Este socialismo híbrido que nos asfixia constantemente por estos días se está filtrando por todas las rendijas de las vidas de los venezolanos. A cada paso nos estrellamos con una pared roja, con una boina roja, con un loguito rojo, que nos detienen el avance. Vivimos en la ciudad de la furia, viendo como la bendita luna se torna roja a punta de pistola. Sin embargo, todos aceptamos estos hechos con una resignación pausada y dramática, ya que de cierta forma, estamos acostumbrados a que nos digan qué hacer, y en muchos casos, hasta lo esperamos. Yo nací y crecí en la social-democracia bipolar y ligeramente esquizofrénica que nos dominó durante los famosos cuarenta años: el socialismo del "no me des, ponme donde haya".
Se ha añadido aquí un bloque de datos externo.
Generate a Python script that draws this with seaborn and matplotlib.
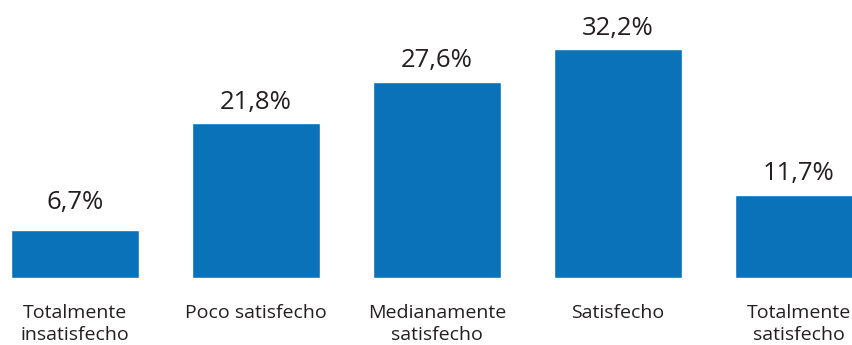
import matplotlib
matplotlib.use("Agg")
import matplotlib.pyplot as plt
import seaborn as sns
import pandas as pd

categories = ["Totalmente\ninsatisfecho", "Poco satisfecho", "Medianamente\nsatisfecho",
              "Satisfecho", "Totalmente\nsatisfecho"]
values = [6.7, 21.8, 27.6, 32.2, 11.7]
value_labels = ["6,7%", "21,8%", "27,6%", "32,2%", "11,7%"]

BAR_COLOR = "#0A72B9"
TEXT_COLOR = "#231F20"

sns.set_theme(style="white")
plt.rcParams["font.family"] = ["Open Sans", "DejaVu Sans"]

df = pd.DataFrame({"categoria": categories, "porcentaje": values})

fig = plt.figure(figsize=(8.53, 3.45), dpi=100)
ax = fig.add_axes([0, 0, 1, 1])
sns.barplot(data=df, x="categoria", y="porcentaje", color=BAR_COLOR,
            saturation=1, width=0.707, ax=ax)

ax.set_xlim(-0.414, 4.298)
ax.set_ylim(-9.42, 39.09)
ax.axis("off")

# short bars get their label lifted a little further
label_pad = [11, 6, 6, 6, 6]

for i, (v, lab, cat) in enumerate(zip(values, value_labels, categories)):
    ax.annotate(lab, xy=(i, v), xytext=(0, label_pad[i]), textcoords="offset points",
                ha="center", va="bottom", fontsize=18.5, color=TEXT_COLOR)
    ax.annotate(cat, xy=(i, 0), xytext=(0, -18.5), textcoords="offset points",
                ha="center", va="top", fontsize=14, color=TEXT_COLOR,
                linespacing=1.3)

fig.savefig("out.png", dpi=100)
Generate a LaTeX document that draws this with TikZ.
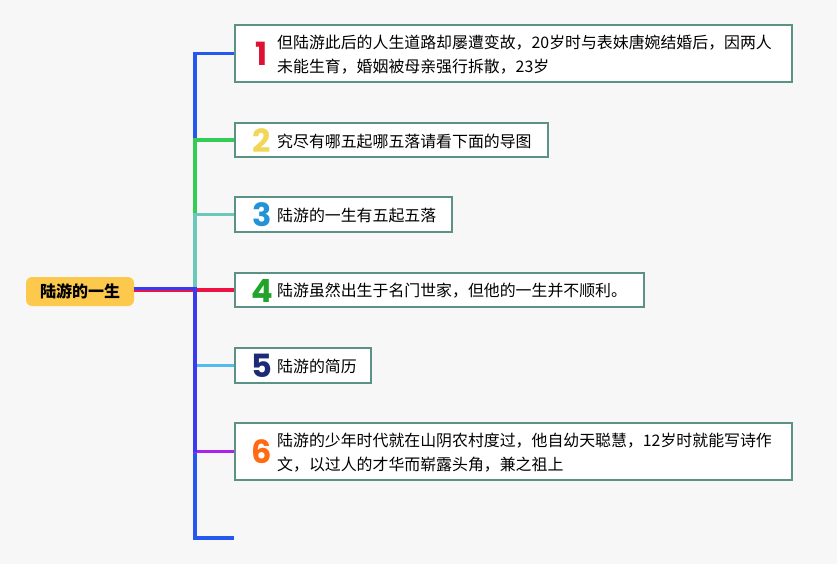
\documentclass[tikz,border=0pt]{standalone}
\usepackage{fontspec}
\setmainfont{Noto Sans CJK SC}
\newfontfamily\numfont{Poppins}[BoldFont=* Bold]
\definecolor{bgc}{HTML}{F7F7F7}
\definecolor{boxc}{HTML}{5B9285}
\definecolor{rootc}{HTML}{FCC94C}
\definecolor{blueA}{HTML}{2458EE}
\definecolor{greenA}{HTML}{33CC55}
\definecolor{tealA}{HTML}{6CC8B8}
\definecolor{redA}{HTML}{EE1144}
\definecolor{cyanA}{HTML}{55BBEE}
\definecolor{purpleA}{HTML}{AA22EE}
\definecolor{indigoA}{HTML}{3A3AF0}
\definecolor{n1}{HTML}{DD1133}
\definecolor{n2}{HTML}{F2D657}
\definecolor{n3}{HTML}{2293D6}
\definecolor{n4}{HTML}{22A32A}
\definecolor{n5}{HTML}{1C2A78}
\definecolor{n6}{HTML}{FF6A12}
\begin{document}
\begin{tikzpicture}[x=1pt,y=-1pt,
  card/.style={draw=boxc,line width=1.8pt,fill=white,inner sep=0pt,minimum width=#1},
  numtxt/.style={font=\numfont\bfseries\fontsize{32}{32}\selectfont,inner sep=0pt},
  bodytxt/.style={font=\fontsize{15.9}{24}\selectfont,inner sep=0pt,anchor=west,align=left},
  branch/.style={line width=3.3pt}]
\fill[bgc] (0,0) rectangle (837,564);
\useasboundingbox (0,0) rectangle (837,564);
% root
\node[fill=rootc,rounded corners=6pt,minimum width=108pt,minimum height=29pt,inner sep=0pt,
  font=\bfseries\fontsize{16}{16}\selectfont] (root) at (80,291.5) {陆游的一生};
% boxes
\node[card=557pt,minimum height=57pt] (b1) at (513.5,53.5) {};
\node[card=313pt,minimum height=34pt] (b2) at (391.5,140) {};
\node[card=217pt,minimum height=35pt] (b3) at (343.5,214.5) {};
\node[card=409pt,minimum height=34pt] (b4) at (439.5,290) {};
\node[card=136pt,minimum height=35pt] (b5) at (303,365.5) {};
\node[card=557pt,minimum height=57pt] (b6) at (513.5,451.5) {};
% numbers
\node[numtxt,text=n1] (k1) at (262,54) {1};
\node[numtxt,text=n2] (k2) at (262,141) {2};
\node[numtxt,text=n3] (k3) at (262,215) {3};
\node[numtxt,text=n4] (k4) at (262,291) {4};
\node[numtxt,text=n5] (k5) at (262,366) {5};
\node[numtxt,text=n6] (k6) at (262,452) {6};
% texts
\node[bodytxt] (t1) at (277,55) {但陆游此后的人生道路却屡遭变故，20岁时与表妹唐婉结婚后，因两人\\未能生育，婚姻被母亲强行拆散，23岁};
\node[bodytxt] (t2) at (277,141) {究尽有哪五起哪五落请看下面的导图};
\node[bodytxt] (t3) at (277,215) {陆游的一生有五起五落};
\node[bodytxt] (t4) at (277,291) {陆游虽然出生于名门世家，但他的一生并不顺利。};
\node[bodytxt] (t5) at (277,366) {陆游的简历};
\node[bodytxt] (t6) at (277,453) {陆游的少年时代就在山阴农村度过，他自幼天聪慧，12岁时就能写诗作\\文，以过人的才华而崭露头角，兼之祖上};
% connectors
\coordinate (hub) at (195,290);
\coordinate (e7) at (234,538);
\draw[branch,blueA] (hub) |- (b1.west);
\draw[branch,greenA] (hub) |- (b2.west);
\draw[branch,tealA] (hub) |- (b3.west);
\draw[branch,blueA] (hub) |- (e7);
\draw[branch,cyanA] (hub) |- (b5.west);
\draw[branch,purpleA] (hub) |- (b6.west);
\draw[branch,redA] (root.east |- hub) -- (b4.west |- hub);
\draw[branch,indigoA] ([yshift=1.5pt]root.east |- hub) -- ([yshift=1.5pt]hub) -- (hub |- b6.west);
\end{tikzpicture}
\end{document}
Veamos este ejemplo, en una empresa cualquiera: alguien pide prestada un área restringida durante un rato para una actividad. Cuando finaliza, se va dejando un desastre. El resultado es que el área no se vuelve a prestar, sin excepciones, a nadie. El argumento es siempre el mismo, y seguramente todos lo habremos escuchado e incluso utilizado en alguna ocasión: "lo presté una vez y mira lo que hicieron, ¿para qué voy a volver a hacerlo?" Sin embargo, si analizamos con un poco de cuidado el caso, se está haciendo una generalización injusta para el resto de la gente que no daña las cosas, que las cuida, que es decente, y que se preocupa. "Justos pagan por pecadores", es la otra frase, catoliquísima, por demás, que se suele usar para anular totalmente los esfuerzos individuales en nombre del Mal Común. Del colectivo. De la mayoría.
Para mí, la respuesta lógica es dirigirse a la persona que cometió la falta, y tomar las acciones correctivas del caso (un reclamo, un castigo, una amonestación, un despido, un añito en la cárcel, lo que sea). La respuesta que se suele dar a este argumento es que "para qué, si todos son igualitos".
El mensaje es claro. Si acaso queda alguien decente por ahí, que se olvide: sus esfuerzos se van a ver diluidos en el lodazal de los cerdos que lo rodean. O aprende a sentarse sobre su colita ensortijada, o termina entre dos blancas tiritas de papel encerado. En dos palabras: está frito. No tiene posibilidad de mejora. No hay meritocracia que valga. No hay esfuerzo alguno que le proporcione recompensa. La consecuencia de esto es evidente: las personas decentes que quedan, ante la falta de incentivos, poco a poco irán abandonando sus prácticas de respeto y responsabilidad, y se irán alistando en las filas facilistas de los que son todos igualitos, hasta que eventualmente, no queden más seres humanos, sino puros chanchos. Si extrapolamos esto a todos los hogares, a los colegios, universidades, y empresas, no es de extrañarse el olor a grasa imperante en las calles y avenidas de nuestras ciudades.
Supongo que dentro de algún tiempo, no mucho, no será sorpresa ver a algún muchachito cruzar un semáforo cargado por hormigas, mientras que el presidente del país dá sus declaraciones amarrado en un árbol.